US software giant Microsoft has announced its intention to sue French-owned electronics retailer Comet for allegedly creating and selling nearly 100,000 counterfeit Windows recovery CDs.
Microsoft claimed that the discs were sold to customers who had bought PCs loaded with Windows Vista or XP.
"As detailed in the complaint filed today, Comet produced and sold thousands of counterfeit Windows CDs to unsuspecting customers in the United Kingdom," said David Finn, associate general counsel, Worldwide Anti-Piracy and Anti-Counterfeiting, at Microsoft.
"Comet's actions were unfair to customers. We expect better from retailers of Microsoft products – and our customers deserve better, too."
Microsoft alleged that Comet produced the unlicensed backup discs in a factory in Hampshire, then proceeded to sell them in its outlets throughout the UK.

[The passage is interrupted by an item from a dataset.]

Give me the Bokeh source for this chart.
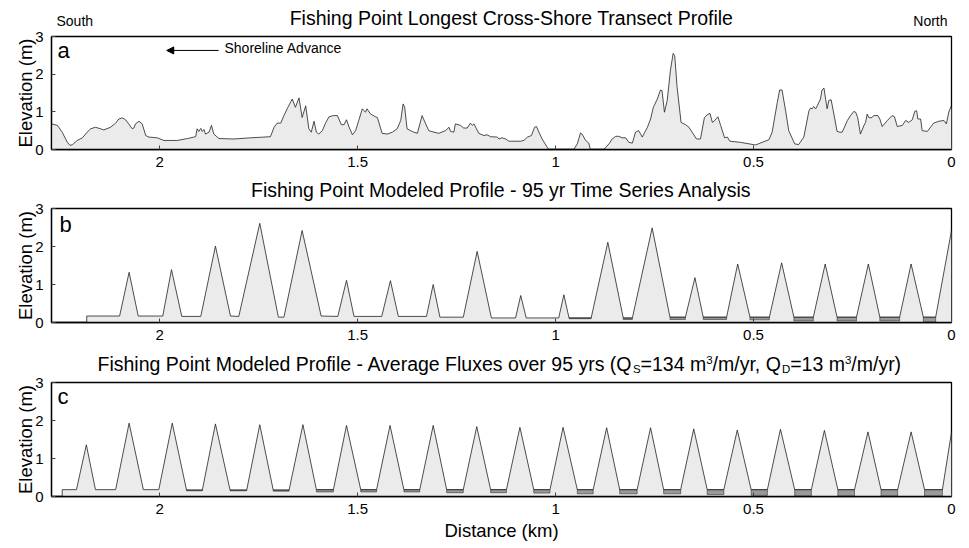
from bokeh.plotting import figure
from bokeh.models import Range1d, FixedTicker, NumeralTickFormatter, Label, Arrow, NormalHead
from bokeh.layouts import column
from bokeh.embed import file_html
from bokeh.resources import INLINE

FONT = "Liberation Sans"

# ---------------- data ----------------
x_ticks = [2, 1.5, 1, 0.5, 0]
y_ticks = [0, 1, 2, 3]
x_max = 2.273

# (a) measured transect profile
a_dist = [2.273, 2.258, 2.246, 2.233, 2.226, 2.220, 2.208, 2.195, 2.183, 2.174, 2.162, 2.149, 2.141,
          2.124, 2.111, 2.103, 2.094, 2.086, 2.078, 2.069, 2.065, 2.061, 2.052, 2.044, 2.035, 2.027,
          2.006, 1.989, 1.955, 1.930, 1.909, 1.905, 1.901, 1.896, 1.892, 1.888, 1.884, 1.875, 1.869,
          1.863, 1.850, 1.812, 1.770, 1.720, 1.711, 1.703, 1.694, 1.686, 1.676, 1.665, 1.657, 1.648,
          1.640, 1.631, 1.623, 1.617, 1.610, 1.604, 1.598, 1.589, 1.581, 1.572,
          1.561, 1.551, 1.541, 1.534, 1.528, 1.522, 1.513, 1.505, 1.497, 1.488, 1.480, 1.476, 1.467,
          1.455, 1.450, 1.438, 1.425, 1.412, 1.400, 1.391, 1.385, 1.381, 1.375, 1.366, 1.358, 1.349,
          1.337, 1.328, 1.320, 1.307, 1.295, 1.278, 1.269, 1.265, 1.257, 1.253, 1.240, 1.232, 1.223,
          1.215, 1.210, 1.206, 1.194, 1.181, 1.173, 1.164, 1.147, 1.143, 1.135, 1.126, 1.118, 1.088,
          1.080, 1.071, 1.061, 1.053, 1.048, 1.042, 1.034, 1.021, 1.017, 0.954, 0.945, 0.937, 0.933,
          0.924, 0.916, 0.912, 0.878, 0.865, 0.857, 0.848, 0.840, 0.832, 0.823, 0.815, 0.806, 0.798,
          0.790, 0.781, 0.768, 0.760,
          0.753, 0.743, 0.735, 0.731, 0.725, 0.718, 0.710, 0.703, 0.699, 0.693, 0.683, 0.672, 0.663,
          0.644, 0.634, 0.624, 0.617, 0.610, 0.604, 0.598, 0.590, 0.583, 0.573, 0.566, 0.560, 0.533,
          0.495, 0.461, 0.453, 0.440, 0.434, 0.428, 0.419, 0.411, 0.396, 0.386, 0.373, 0.360, 0.356,
          0.352, 0.348, 0.343, 0.339, 0.331, 0.327, 0.322, 0.318, 0.314, 0.310, 0.304, 0.297, 0.289,
          0.282, 0.276, 0.263, 0.255, 0.247, 0.242, 0.237, 0.230, 0.221, 0.217, 0.213, 0.209, 0.203,
          0.196, 0.186, 0.181, 0.175, 0.162, 0.150, 0.144, 0.137, 0.124, 0.116, 0.108, 0.099, 0.093,
          0.088, 0.085, 0.078, 0.074, 0.061, 0.045, 0.032, 0.019, 0.013, 0.007, 0.001, 0.0]
a_elev = [0.68, 0.64, 0.46, 0.19, 0.11, 0.13, 0.24, 0.31, 0.46, 0.55, 0.59, 0.55, 0.52,
          0.59, 0.70, 0.81, 0.84, 0.79, 0.68, 0.55, 0.57, 0.68, 0.75, 0.68, 0.37, 0.33,
          0.31, 0.24, 0.24, 0.29, 0.34, 0.55, 0.48, 0.56, 0.48, 0.53, 0.41, 0.46, 0.64,
          0.41, 0.29, 0.28, 0.31, 0.34, 0.59, 0.70, 0.70, 0.90, 1.12, 1.34, 1.12, 1.37,
          0.85, 1.16, 0.55, 0.46, 0.75, 0.46, 0.41, 0.50, 0.70, 0.87,
          0.90, 0.90, 0.66, 0.66, 0.79, 0.61, 0.39, 0.50, 0.77, 1.08, 0.99, 1.08, 0.94,
          0.87, 0.85, 0.43, 0.41, 0.46, 0.55, 0.77, 1.21, 1.12, 0.55, 0.50, 0.46, 0.43,
          0.90, 0.68, 0.50, 0.46, 0.43, 0.50, 0.59, 0.48, 0.46, 0.68, 0.64, 0.57, 0.57,
          0.70, 0.64, 0.68, 0.43, 0.37, 0.39, 0.34, 0.33, 0.28, 0.31, 0.28, 0.22, 0.22,
          0.24, 0.33, 0.37, 0.59, 0.61, 0.46, 0.28, 0.06, 0.0, 0.0, 0.15, 0.44, 0.41,
          0.24, 0.17, 0.0, 0.0, 0.15, 0.28, 0.35, 0.35, 0.31, 0.31, 0.19, 0.17, 0.46,
          0.50, 0.33, 0.59, 0.81,
          1.12, 1.34, 1.58, 1.56, 0.99, 1.30, 2.09, 2.55, 2.49, 1.65, 0.72, 0.66, 0.59,
          0.28, 0.28, 0.85, 0.92, 0.96, 0.72, 0.77, 0.87, 0.64, 0.31, 0.33, 0.22, 0.19,
          0.12, 0.26, 0.46, 1.25, 1.58, 1.58, 1.03, 0.50, 0.15, 0.13, 0.33, 1.03, 1.10,
          1.08, 1.14, 1.08, 1.16, 1.34, 1.58, 1.63, 1.34, 1.08, 1.30, 1.32, 0.94, 0.48,
          0.46, 0.46, 0.77, 0.90, 1.01, 0.99, 0.85, 0.41, 0.64, 0.72, 0.94, 0.85, 0.84,
          0.90, 0.90, 0.81, 0.61, 0.77, 0.90, 0.87, 0.61, 0.64, 0.77, 0.72, 0.79, 1.01,
          1.03, 0.81, 0.81, 0.50, 0.48, 0.70, 0.75, 0.77, 0.68, 0.99, 1.14, 1.08]

# (b) modeled profile, 95 yr time series
b_dist = [2.184, 2.184, 2.101, 2.077, 2.054, 1.992, 1.970, 1.944, 1.896, 1.859, 1.821, 1.800, 1.747,
          1.700, 1.686, 1.640, 1.592, 1.550, 1.528, 1.509, 1.439, 1.417, 1.397, 1.326, 1.309, 1.292,
          1.233, 1.198, 1.162, 1.101, 1.088, 1.074, 0.992, 0.979, 0.966, 0.910, 0.868, 0.829, 0.806,
          0.756, 0.711, 0.672, 0.648, 0.627, 0.568, 0.540, 0.509, 0.460, 0.429, 0.398, 0.349, 0.319,
          0.289, 0.240, 0.210, 0.181, 0.131, 0.102, 0.071, 0.040, 0.0]
b_elev = [0.0, 0.17, 0.17, 1.32, 0.17, 0.17, 1.39, 0.16, 0.16, 2.01, 0.17, 0.16, 2.61,
          0.14, 0.14, 2.42, 0.17, 0.16, 1.11, 0.16, 0.16, 1.10, 0.16, 0.16, 1.00, 0.14,
          0.14, 1.87, 0.12, 0.12, 0.71, 0.12, 0.12, 0.73, 0.12, 0.12, 2.11, 0.12, 0.12,
          2.49, 0.14, 0.14, 1.18, 0.14, 0.14, 1.54, 0.14, 0.14, 1.57, 0.14, 0.14, 1.54,
          0.14, 0.14, 1.54, 0.14, 0.14, 1.54, 0.14, 0.14, 2.42]
b_eros_left = [0.966, 0.829, 0.711, 0.627, 0.509, 0.398, 0.289, 0.181, 0.071]
b_eros_right = [0.910, 0.806, 0.672, 0.568, 0.460, 0.349, 0.240, 0.131, 0.040]
b_eros_top = [0.12, 0.12, 0.14, 0.14, 0.14, 0.14, 0.14, 0.14, 0.14]
b_eros_bottom = [0.10, 0.08, 0.08, 0.08, 0.07, 0.04, 0.04, 0.04, 0.01]

# (c) modeled profile, average fluxes
c_dist = [2.246, 2.246, 2.210, 2.185, 2.162, 2.111, 2.077, 2.041, 2.002, 1.968, 1.932, 1.892, 1.859,
          1.822, 1.780, 1.747, 1.713, 1.673, 1.638, 1.604, 1.561, 1.528, 1.492, 1.452, 1.418, 1.383,
          1.343, 1.309, 1.275, 1.233, 1.199, 1.164, 1.124, 1.090, 1.055, 1.014, 0.981, 0.945, 0.905,
          0.871, 0.838, 0.794, 0.760, 0.727, 0.684, 0.651, 0.617, 0.575, 0.541, 0.506, 0.465, 0.432,
          0.396, 0.354, 0.321, 0.287, 0.245, 0.211, 0.178, 0.136, 0.102, 0.068, 0.023, 0.0]
c_elev = [0.0, 0.18, 0.18, 1.36, 0.18, 0.18, 1.93, 0.18, 0.18, 1.93, 0.17, 0.17, 1.91,
          0.17, 0.17, 1.89, 0.17, 0.17, 1.89, 0.18, 0.18, 1.87, 0.18, 0.18, 1.87, 0.18,
          0.18, 1.87, 0.18, 0.18, 1.84, 0.18, 0.18, 1.82, 0.18, 0.18, 1.82, 0.18, 0.18,
          1.81, 0.18, 0.18, 1.81, 0.18, 0.18, 1.78, 0.18, 0.18, 1.75, 0.18, 0.18, 1.77,
          0.18, 0.18, 1.74, 0.18, 0.18, 1.70, 0.18, 0.18, 1.70, 0.18, 0.18, 1.69]
c_eros_left = [1.932, 1.822, 1.713, 1.604, 1.492, 1.383, 1.275, 1.164, 1.055, 0.945, 0.838, 0.727,
               0.617, 0.506, 0.396, 0.287, 0.178, 0.068]
c_eros_right = [1.892, 1.780, 1.673, 1.561, 1.452, 1.343, 1.233, 1.124, 1.014, 0.905, 0.794, 0.684,
                0.575, 0.465, 0.354, 0.245, 0.136, 0.023]
c_eros_top = [0.17, 0.17, 0.17, 0.18, 0.18, 0.18, 0.18, 0.18, 0.18, 0.18, 0.18, 0.18,
              0.18, 0.18, 0.18, 0.18, 0.18, 0.18]
c_eros_bottom = [0.15, 0.15, 0.14, 0.12, 0.12, 0.12, 0.10, 0.10, 0.09, 0.07, 0.07, 0.07,
                 0.05, 0.03, 0.01, 0.01, 0.01, 0.01]

LIGHT = "#ebebeb"
DARK = "#9a9a9a"
W = 969
TOP = 7


def make_fig(height, bottom, show_xlabel=False):
    p = figure(width=W, height=height, x_range=Range1d(x_max, 0), y_range=Range1d(0, 3),
               output_backend="svg", toolbar_location=None, title=None,
               min_border_left=51, min_border_right=18, min_border_top=TOP, min_border_bottom=bottom)
    p.xgrid.visible = False
    p.ygrid.visible = False
    p.outline_line_color = "black"
    p.outline_line_width = 1.3
    p.outline_line_alpha = 1
    p.background_fill_color = "white"
    p.border_fill_color = "white"
    p.xaxis.ticker = FixedTicker(ticks=x_ticks)
    p.xaxis.formatter = NumeralTickFormatter(format="0.[0]")
    p.yaxis.ticker = FixedTicker(ticks=y_ticks)
    for ax in (p.xaxis[0], p.yaxis[0]):
        ax.axis_line_color = "black"
        ax.axis_line_width = 1.3
        ax.major_tick_in = 4
        ax.major_tick_out = 0
        ax.major_tick_line_color = "#444444"
        ax.minor_tick_line_color = None
        ax.major_label_text_font = FONT
        ax.major_label_text_font_size = "15px"
        ax.major_label_text_color = "black"
        ax.axis_label_text_font = FONT
        ax.axis_label_text_font_size = "18.5px"
        ax.axis_label_text_font_style = "normal"
        ax.axis_label_text_color = "black"
    p.xaxis.major_label_standoff = 7
    p.yaxis.major_label_standoff = 8
    p.yaxis.axis_label = "Elevation (m)"
    p.yaxis.axis_label_standoff = -4
    if show_xlabel:
        p.xaxis.axis_label = "Distance (km)"
        p.xaxis.axis_label_standoff = 3
    return p


def make_header(height):
    h = figure(width=W, height=height, x_range=Range1d(0, W), y_range=Range1d(0, height),
               output_backend="svg", toolbar_location=None, x_axis_type=None, y_axis_type=None,
               title=None, min_border=0, min_border_left=0, min_border_right=0,
               min_border_top=0, min_border_bottom=0)
    h.xgrid.visible = False
    h.ygrid.visible = False
    h.outline_line_color = None
    h.background_fill_color = "white"
    h.border_fill_color = "white"
    return h


def clabel(p, x, y, text, size, align="left"):
    # y is the intended baseline (canvas px from top); Bokeh's alphabetic
    # baseline lands ~0.35 em lower, so compensate.
    p.add_layout(Label(x=x, y=y - 0.35 * size, x_units="canvas", y_units="canvas", text=text,
                       text_font=FONT, text_font_size=f"{size}px", text_align=align,
                       text_baseline="alphabetic", text_color="black"))


# ---------- panel a ----------
ha = make_header(29)
clabel(ha, 511, 24.3, "Fishing Point Longest Cross-Shore Transect Profile", 19.5, "center")
clabel(ha, 56, 25.6, "South", 14)
clabel(ha, 947, 25.6, "North", 14, "right")

pa = make_fig(151, 31)
pa.varea(x=a_dist, y1=[0] * len(a_dist), y2=a_elev, fill_color=LIGHT)
pa.line(a_dist, a_elev, line_color="#222222", line_width=0.8)
clabel(pa, 57, 29, "a", 22)
clabel(pa, 224, 23.5, "Shoreline Advance", 14)
pa.add_layout(Arrow(x_start=1.851, y_start=2.63, x_end=1.982, y_end=2.63,
                    line_color="black", line_width=1,
                    end=NormalHead(size=7, fill_color="black", line_color="black")))

# ---------- panel b ----------
hb = make_header(21)
clabel(hb, 501, 16.5, "Fishing Point Modeled Profile - 95 yr Time Series Analysis", 19.5, "center")

pb = make_fig(151, 30)
pb.varea(x=b_dist, y1=[0] * len(b_dist), y2=b_elev, fill_color=LIGHT)
pb.quad(left=b_eros_left, right=b_eros_right, top=b_eros_top, bottom=b_eros_bottom,
        fill_color=DARK, line_color="#333333", line_width=0.6)
pb.line(b_dist, b_elev, line_color="#222222", line_width=0.8)
clabel(pb, 59, 30.7, "b", 22)

# ---------- panel c ----------
hc = make_header(23)
clabel(hc, 97, 18.5, "Fishing Point Modeled Profile - Average Fluxes over 95 yrs (Q", 19.5)
clabel(hc, 632.4, 20.3, "S", 11.5)
clabel(hc, 640.1, 18.5, "=134 m", 19.5)
clabel(hc, 705.7, 11.5, "3", 11.5)
clabel(hc, 712.1, 18.5, "/m/yr, Q", 19.5)
clabel(hc, 781.4, 20.3, "D", 11.5)
clabel(hc, 789.7, 18.5, "=13 m", 19.5)
clabel(hc, 844.4, 11.5, "3", 11.5)
clabel(hc, 850.8, 18.5, "/m/yr)", 19.5)

pc = make_fig(173, 52, show_xlabel=True)
pc.varea(x=c_dist, y1=[0] * len(c_dist), y2=c_elev, fill_color=LIGHT)
pc.quad(left=c_eros_left, right=c_eros_right, top=c_eros_top, bottom=c_eros_bottom,
        fill_color=DARK, line_color="#333333", line_width=0.6)
pc.line(c_dist, c_elev, line_color="#222222", line_width=0.8)
clabel(pc, 57, 28.3, "c", 22)

layout = column(ha, pa, hb, pb, hc, pc, spacing=0)
open("out.html", "w").write(file_html(layout, INLINE))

However, in a statement on its website, Comet announced its intention to contest the claim, stating its belief that it acted lawfully.
"Comet has sought and received legal advice from leading counsel to support its view that the production of recovery discs did not infringe Microsoft's intellectual property," it said.
"Comet firmly believes that it acted in the very best interests of its customers. It believes its customers had been adversely affected by the decision to stop supplying recovery discs with each new Microsoft Operating System based computer."
Following the news, the share price of Comet's parent company Kesa fell eight per cent in 24 hours.